A lot of 5-year-olds dream of the pros. They hold onto that dream for as long as possible until, frankly, they’re mature enough to understand its impracticality. It’s a long shot.
The ambition, that dream, never left Mahomes.
Because that memory never left him.
“I could just see that you really could obtain it — you could get to the top of your profession,” Mahomes said. “Being in the locker room every single day and seeing my dad work to get himself in that position, you learn where you can really get. I think just seeing that, it gave me the perspective that I could go and do it.”
Agbayani keeps a picture of he and Mahomes together at the stadium one day, Mahomes sitting on his lap.

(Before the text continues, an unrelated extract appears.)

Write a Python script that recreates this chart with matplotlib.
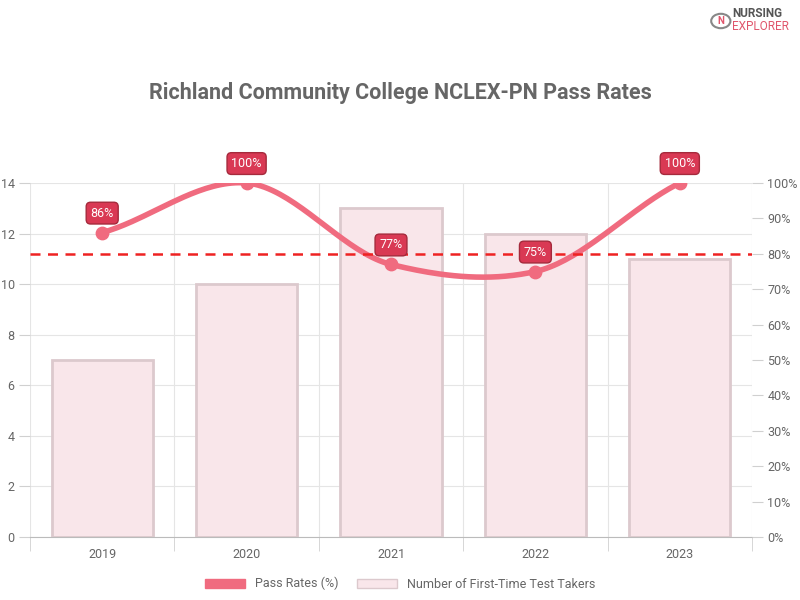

Hampton and his son Gage, who remembers him, too, “talk about it quite often.” How could you not? Mahomes has a prominent place in sports culture. On Sunday, he will tie John Elway for the second most Super Bowl appearances of all-time.
He’s not yet 30.
But he’s an ancient memory for a few.
Hampton and Agbayani are planning to watch the Chiefs play the Eagles in Super Bowl LIX on Sunday. They can’t help but root for the kid they once knew.
And the kid they already knew had something special.
There’s a funny symmetry about that, right? It was 25 years ago that Mahomes showed up to the ballpark to be one of them. Now, they sit back and watch him on TV.
It evokes the same reaction it did then.
Amazement.
“I don’t care how old he’s gotten, or how his hair’s grown out,” Hampton said. “I still see the same face. I still see that little boy.
“And I really feel like he still plays with that little boy’s spirit.”